start

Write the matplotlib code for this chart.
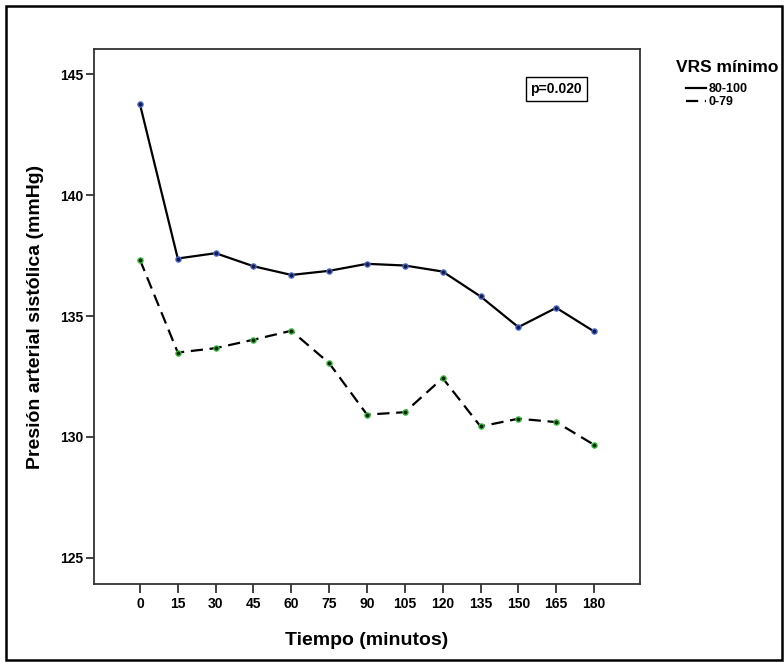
import matplotlib
matplotlib.use("Agg")
import matplotlib.pyplot as plt
from matplotlib.patches import Rectangle
from matplotlib.lines import Line2D

plt.rcParams['font.family'] = ['Liberation Sans Narrow', 'Liberation Sans', 'DejaVu Sans']

tiempo = [0, 15, 30, 45, 60, 75, 90, 105, 120, 135, 150, 165, 180]
vrs_80_100 = [143.77, 137.38, 137.60, 137.06, 136.70, 136.87, 137.16, 137.09, 136.84,
              135.81, 134.54, 135.34, 134.36]
vrs_0_79 = [137.33, 133.49, 133.67, 134.02, 134.39, 133.05, 130.92, 131.02, 132.43,
            130.43, 130.75, 130.61, 129.67]
y_ticks = [125, 130, 135, 140, 145]
series_labels = ['80-100', '0-79']
legend_title = 'VRS mínimo'
p_text = 'p=0.020'

dash = (0, (5.5, 3))

fig = plt.figure(figsize=(7.84, 6.62), dpi=100)
ax = fig.add_axes([94/784, 1-584/662, (640-94)/784, (584-49)/662])

ax.plot(tiempo, vrs_80_100, color='black', lw=1.6, linestyle='-', zorder=3,
        marker='o', markersize=3.8, markerfacecolor='#1a1a4a', markeredgecolor='#4a6fd0',
        markeredgewidth=0.9)
ax.plot(tiempo, vrs_0_79, color='black', lw=1.6, linestyle=dash, zorder=3,
        marker='o', markersize=3.8, markerfacecolor='#0a2a0a', markeredgecolor='#3cc23c',
        markeredgewidth=0.9)

ax.set_xlim(-18.2, 198.2)
ax.set_ylim(123.91, 146.05)
ax.set_xticks(tiempo)
ax.set_xticklabels([str(t) for t in tiempo])
ax.set_yticks(y_ticks)
ax.set_yticklabels([str(t) for t in y_ticks])

for s in ax.spines.values():
    s.set_color('#333333')
    s.set_linewidth(1.3)
ax.tick_params(axis='x', direction='out', length=6.5, width=1.3, color='#333333',
               labelsize=10, pad=3)
ax.tick_params(axis='y', direction='out', length=6, width=1.3, color='#333333',
               labelsize=10, pad=2)
for lab in ax.get_xticklabels() + ax.get_yticklabels():
    lab.set_fontweight('bold')

ax.set_xlabel('Tiempo (minutos)', fontsize=14, fontweight='bold',
              family=['Liberation Sans', 'DejaVu Sans'], labelpad=15)
ax.set_ylabel('Presión arterial sistólica (mmHg)', fontsize=14, fontweight='bold',
              family=['Liberation Sans', 'DejaVu Sans'], labelpad=11)

ax.text(165, 144.4, p_text, fontsize=10, fontweight='bold', ha='center', va='center',
        bbox=dict(boxstyle='square,pad=0.35', facecolor='white', edgecolor='black', lw=1.0))

fig.text(676/784, 1-67/662, legend_title, fontsize=12.5, fontweight='bold',
         family=['Liberation Sans', 'DejaVu Sans'], ha='left', va='center')

handles = [Line2D([0], [0], color='black', lw=1.6, linestyle='-'),
           Line2D([0], [0], color='black', lw=1.6, linestyle=dash)]
leg = fig.legend(handles, series_labels, loc='upper left',
                 bbox_to_anchor=(686/784, 1-83/662), frameon=False,
                 prop={'weight': 'bold', 'size': 9}, handlelength=1.6,
                 handletextpad=0.2, labelspacing=0.1, borderaxespad=0, borderpad=0)

fig.patches.append(Rectangle((6/784, 1-660/662), (782-6)/784, (660-6)/662,
                             transform=fig.transFigure, fill=False, edgecolor='black',
                             lw=1.8))

fig.savefig('out.png', dpi=100)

end

* _Task prompt_:
From the opening line of the listing above through the line bearing "plt.rcParams['font.family'] = ['Liberation", repeat each line exactly. Drop every picture.

* _Exercise answer_:
Write the matplotlib code for this chart.
import matplotlib
matplotlib.use("Agg")
import matplotlib.pyplot as plt
from matplotlib.patches import Rectangle
from matplotlib.lines import Line2D

plt.rcParams['font.family'] = ['Liberation Sans Narrow', 'Liberation Sans', 'DejaVu Sans']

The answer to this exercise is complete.